▶ [Data section]:
#####
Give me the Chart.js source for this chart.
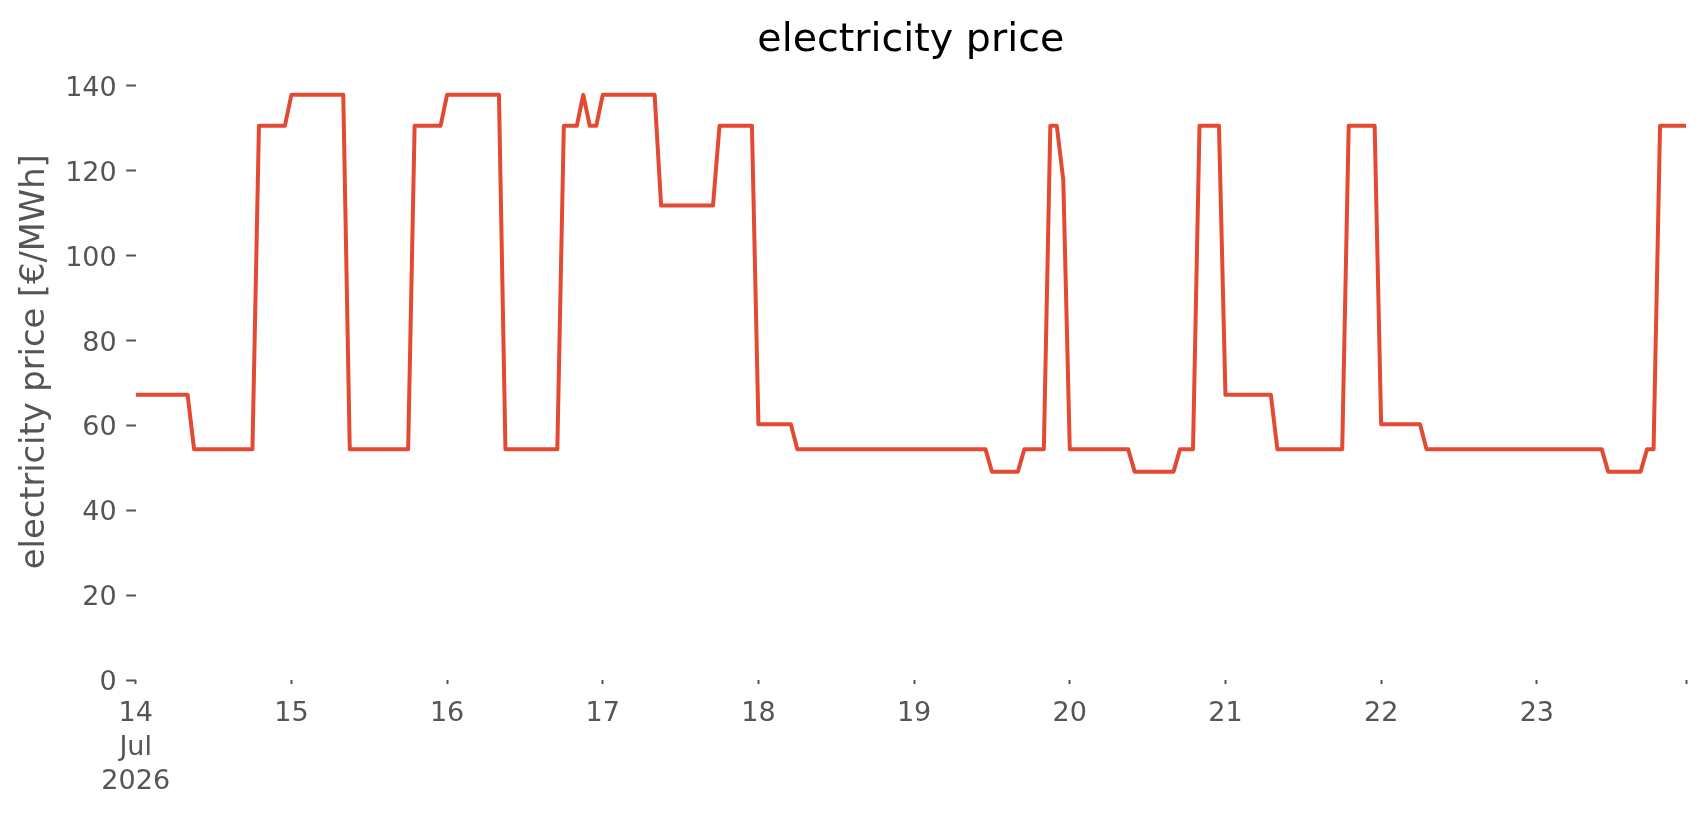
<!DOCTYPE html>
<html>
<head>
<meta charset="utf-8">
<title>electricity price</title>
<script src="https://cdn.jsdelivr.net/npm/chart.js@4.4.1/dist/chart.umd.min.js"></script>
<style>
  html, body { margin: 0; padding: 0; background: #ffffff; }
  canvas { display: block; }
</style>
</head>
<body>
<canvas id="grafico" width="1706" height="815"></canvas>
<script>
// Precio horario, 14 jul 00:00 -> 23 jul 23:00 (una fila por día, 24 valores)
const precio = [
  67.2, 67.2, 67.2, 67.2, 67.2, 67.2, 67.2, 67.2, 67.2, 54.4, 54.4, 54.4, 54.4, 54.4, 54.4, 54.4, 54.4, 54.4, 54.4, 130.6, 130.6, 130.6, 130.6, 130.6,
  137.9, 137.9, 137.9, 137.9, 137.9, 137.9, 137.9, 137.9, 137.9, 54.4, 54.4, 54.4, 54.4, 54.4, 54.4, 54.4, 54.4, 54.4, 54.4, 130.6, 130.6, 130.6, 130.6, 130.6,
  137.9, 137.9, 137.9, 137.9, 137.9, 137.9, 137.9, 137.9, 137.9, 54.4, 54.4, 54.4, 54.4, 54.4, 54.4, 54.4, 54.4, 54.4, 130.6, 130.6, 130.6, 137.9, 130.6, 130.6,
  137.9, 137.9, 137.9, 137.9, 137.9, 137.9, 137.9, 137.9, 137.9, 111.8, 111.8, 111.8, 111.8, 111.8, 111.8, 111.8, 111.8, 111.8, 130.6, 130.6, 130.6, 130.6, 130.6, 130.6,
  60.3, 60.3, 60.3, 60.3, 60.3, 60.3, 54.4, 54.4, 54.4, 54.4, 54.4, 54.4, 54.4, 54.4, 54.4, 54.4, 54.4, 54.4, 54.4, 54.4, 54.4, 54.4, 54.4, 54.4,
  54.4, 54.4, 54.4, 54.4, 54.4, 54.4, 54.4, 54.4, 54.4, 54.4, 54.4, 54.4, 49.1, 49.1, 49.1, 49.1, 49.1, 54.4, 54.4, 54.4, 54.4, 130.6, 130.6, 117.8,
  54.4, 54.4, 54.4, 54.4, 54.4, 54.4, 54.4, 54.4, 54.4, 54.4, 49.1, 49.1, 49.1, 49.1, 49.1, 49.1, 49.1, 54.4, 54.4, 54.4, 130.6, 130.6, 130.6, 130.6,
  67.2, 67.2, 67.2, 67.2, 67.2, 67.2, 67.2, 67.2, 54.4, 54.4, 54.4, 54.4, 54.4, 54.4, 54.4, 54.4, 54.4, 54.4, 54.4, 130.6, 130.6, 130.6, 130.6, 130.6,
  60.3, 60.3, 60.3, 60.3, 60.3, 60.3, 60.3, 54.4, 54.4, 54.4, 54.4, 54.4, 54.4, 54.4, 54.4, 54.4, 54.4, 54.4, 54.4, 54.4, 54.4, 54.4, 54.4, 54.4,
  54.4, 54.4, 54.4, 54.4, 54.4, 54.4, 54.4, 54.4, 54.4, 54.4, 54.4, 49.1, 49.1, 49.1, 49.1, 49.1, 49.1, 54.4, 54.4, 130.6, 130.6, 130.6, 130.6, 130.6
];

// Marcas del eje X (en días desde el 14 jul) y sus etiquetas
const marcasDias = [0, 1, 2, 3, 4, 5, 6, 7, 8, 9, 239 / 24];
const etiquetasDias = [['14', 'Jul', '2026'], '15', '16', '17', '18', '19', '20', '21', '22', '23', ''];

// Marcas del eje Y
const marcasPrecio = [0, 20, 40, 60, 80, 100, 120, 140];

const fuente = 'DejaVu Sans';
const gris = '#555555';

// Puntos (x = días desde el inicio, una muestra por hora)
const puntos = precio.map((p, i) => ({ x: i / 24, y: p }));

// Centrar el título sobre el área del gráfico y no sobre todo el lienzo
const tituloSobreArea = {
  id: 'tituloSobreArea',
  afterLayout(chart) {
    const t = chart.titleBlock;
    if (!t) return;
    t.left = chart.chartArea.left;
    t.right = chart.chartArea.right;
    t.width = t.right - t.left;
  }
};

const ctx = document.getElementById('grafico').getContext('2d');
const grafico = new Chart(ctx, {
  type: 'line',
  data: {
    datasets: [{
      label: 'electricity price',
      data: puntos,
      borderColor: '#E24A33',
      borderWidth: 4,
      borderJoinStyle: 'round',
      pointRadius: 0,
      tension: 0,
      fill: false
    }]
  },
  plugins: [tituloSobreArea],
  options: {
    responsive: false,
    animation: false,
    devicePixelRatio: 1,
    events: [],
    layout: { padding: { left: 0, right: 20, top: 0, bottom: 0 } },
    plugins: {
      legend: { display: false },
      tooltip: { enabled: false },
      title: {
        display: true,
        text: 'electricity price',
        color: '#000000',
        font: { family: fuente, size: 39.6, weight: 'normal', lineHeight: 1 },
        padding: { top: 21, bottom: -17.1 }
      }
    },
    scales: {
      x: {
        type: 'linear',
        min: 0,
        max: 239 / 24,
        afterBuildTicks: scale => { scale.ticks = marcasDias.map(v => ({ value: v })); },
        afterFit: scale => { scale.height = 135; },
        grid: { drawOnChartArea: false, drawTicks: true, tickLength: 4, tickWidth: 2, tickColor: gris },
        border: { display: false },
        ticks: {
          autoSkip: false,
          maxRotation: 0,
          minRotation: 0,
          padding: 13.5,
          color: gris,
          font: { family: fuente, size: 27, lineHeight: 1.25 },
          callback: (valor, indice) => etiquetasDias[indice]
        }
      },
      y: {
        min: 0,
        max: 150,
        afterBuildTicks: scale => { scale.ticks = marcasPrecio.map(v => ({ value: v })); },
        afterFit: scale => { scale.width = 135.7; },
        grid: { drawOnChartArea: false, drawTicks: true, tickLength: 9.5, tickWidth: 2, tickColor: gris },
        border: { display: false },
        ticks: {
          padding: 9.5,
          labelOffset: 3,
          color: gris,
          font: { family: fuente, size: 27 }
        },
        title: {
          display: true,
          text: 'electricity price [€/MWh]',
          color: gris,
          font: { family: fuente, size: 33.7, lineHeight: 1.2 },
          padding: { top: 14.8, bottom: 0 }
        }
      }
    }
  }
});
</script>
</body>
</html>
#####
Reproduce every line of the material precisely, omitting its pictures.

▶ [Solution]:
Give me the Chart.js source for this chart.
<!DOCTYPE html>
<html>
<head>
<meta charset="utf-8">
<title>electricity price</title>
<script src="https://cdn.jsdelivr.net/npm/chart.js@4.4.1/dist/chart.umd.min.js"></script>
<style>
  html, body { margin: 0; padding: 0; background: #ffffff; }
  canvas { display: block; }
</style>
</head>
<body>
<canvas id="grafico" width="1706" height="815"></canvas>
<script>
// Precio horario, 14 jul 00:00 -> 23 jul 23:00 (una fila por día, 24 valores)
const precio = [
  67.2, 67.2, 67.2, 67.2, 67.2, 67.2, 67.2, 67.2, 67.2, 54.4, 54.4, 54.4, 54.4, 54.4, 54.4, 54.4, 54.4, 54.4, 54.4, 130.6, 130.6, 130.6, 130.6, 130.6,
  137.9, 137.9, 137.9, 137.9, 137.9, 137.9, 137.9, 137.9, 137.9, 54.4, 54.4, 54.4, 54.4, 54.4, 54.4, 54.4, 54.4, 54.4, 54.4, 130.6, 130.6, 130.6, 130.6, 130.6,
  137.9, 137.9, 137.9, 137.9, 137.9, 137.9, 137.9, 137.9, 137.9, 54.4, 54.4, 54.4, 54.4, 54.4, 54.4, 54.4, 54.4, 54.4, 130.6, 130.6, 130.6, 137.9, 130.6, 130.6,
  137.9, 137.9, 137.9, 137.9, 137.9, 137.9, 137.9, 137.9, 137.9, 111.8, 111.8, 111.8, 111.8, 111.8, 111.8, 111.8, 111.8, 111.8, 130.6, 130.6, 130.6, 130.6, 130.6, 130.6,
  60.3, 60.3, 60.3, 60.3, 60.3, 60.3, 54.4, 54.4, 54.4, 54.4, 54.4, 54.4, 54.4, 54.4, 54.4, 54.4, 54.4, 54.4, 54.4, 54.4, 54.4, 54.4, 54.4, 54.4,
  54.4, 54.4, 54.4, 54.4, 54.4, 54.4, 54.4, 54.4, 54.4, 54.4, 54.4, 54.4, 49.1, 49.1, 49.1, 49.1, 49.1, 54.4, 54.4, 54.4, 54.4, 130.6, 130.6, 117.8,
  54.4, 54.4, 54.4, 54.4, 54.4, 54.4, 54.4, 54.4, 54.4, 54.4, 49.1, 49.1, 49.1, 49.1, 49.1, 49.1, 49.1, 54.4, 54.4, 54.4, 130.6, 130.6, 130.6, 130.6,
  67.2, 67.2, 67.2, 67.2, 67.2, 67.2, 67.2, 67.2, 54.4, 54.4, 54.4, 54.4, 54.4, 54.4, 54.4, 54.4, 54.4, 54.4, 54.4, 130.6, 130.6, 130.6, 130.6, 130.6,
  60.3, 60.3, 60.3, 60.3, 60.3, 60.3, 60.3, 54.4, 54.4, 54.4, 54.4, 54.4, 54.4, 54.4, 54.4, 54.4, 54.4, 54.4, 54.4, 54.4, 54.4, 54.4, 54.4, 54.4,
  54.4, 54.4, 54.4, 54.4, 54.4, 54.4, 54.4, 54.4, 54.4, 54.4, 54.4, 49.1, 49.1, 49.1, 49.1, 49.1, 49.1, 54.4, 54.4, 130.6, 130.6, 130.6, 130.6, 130.6
];

// Marcas del eje X (en días desde el 14 jul) y sus etiquetas
const marcasDias = [0, 1, 2, 3, 4, 5, 6, 7, 8, 9, 239 / 24];
const etiquetasDias = [['14', 'Jul', '2026'], '15', '16', '17', '18', '19', '20', '21', '22', '23', ''];

// Marcas del eje Y
const marcasPrecio = [0, 20, 40, 60, 80, 100, 120, 140];

const fuente = 'DejaVu Sans';
const gris = '#555555';

// Puntos (x = días desde el inicio, una muestra por hora)
const puntos = precio.map((p, i) => ({ x: i / 24, y: p }));

// Centrar el título sobre el área del gráfico y no sobre todo el lienzo
const tituloSobreArea = {
  id: 'tituloSobreArea',
  afterLayout(chart) {
    const t = chart.titleBlock;
    if (!t) return;
    t.left = chart.chartArea.left;
    t.right = chart.chartArea.right;
    t.width = t.right - t.left;
  }
};

const ctx = document.getElementById('grafico').getContext('2d');
const grafico = new Chart(ctx, {
  type: 'line',
  data: {
    datasets: [{
      label: 'electricity price',
      data: puntos,
      borderColor: '#E24A33',
      borderWidth: 4,
      borderJoinStyle: 'round',
      pointRadius: 0,
      tension: 0,
      fill: false
    }]
  },
  plugins: [tituloSobreArea],
  options: {
    responsive: false,
    animation: false,
    devicePixelRatio: 1,
    events: [],
    layout: { padding: { left: 0, right: 20, top: 0, bottom: 0 } },
    plugins: {
      legend: { display: false },
      tooltip: { enabled: false },
      title: {
        display: true,
        text: 'electricity price',
        color: '#000000',
        font: { family: fuente, size: 39.6, weight: 'normal', lineHeight: 1 },
        padding: { top: 21, bottom: -17.1 }
      }
    },
    scales: {
      x: {
        type: 'linear',
        min: 0,
        max: 239 / 24,
        afterBuildTicks: scale => { scale.ticks = marcasDias.map(v => ({ value: v })); },
        afterFit: scale => { scale.height = 135; },
        grid: { drawOnChartArea: false, drawTicks: true, tickLength: 4, tickWidth: 2, tickColor: gris },
        border: { display: false },
        ticks: {
          autoSkip: false,
          maxRotation: 0,
          minRotation: 0,
          padding: 13.5,
          color: gris,
          font: { family: fuente, size: 27, lineHeight: 1.25 },
          callback: (valor, indice) => etiquetasDias[indice]
        }
      },
      y: {
        min: 0,
        max: 150,
        afterBuildTicks: scale => { scale.ticks = marcasPrecio.map(v => ({ value: v })); },
        afterFit: scale => { scale.width = 135.7; },
        grid: { drawOnChartArea: false, drawTicks: true, tickLength: 9.5, tickWidth: 2, tickColor: gris },
        border: { display: false },
        ticks: {
          padding: 9.5,
          labelOffset: 3,
          color: gris,
          font: { family: fuente, size: 27 }
        },
        title: {
          display: true,
          text: 'electricity price [€/MWh]',
          color: gris,
          font: { family: fuente, size: 33.7, lineHeight: 1.2 },
          padding: { top: 14.8, bottom: 0 }
        }
      }
    }
  }
});
</script>
</body>
</html>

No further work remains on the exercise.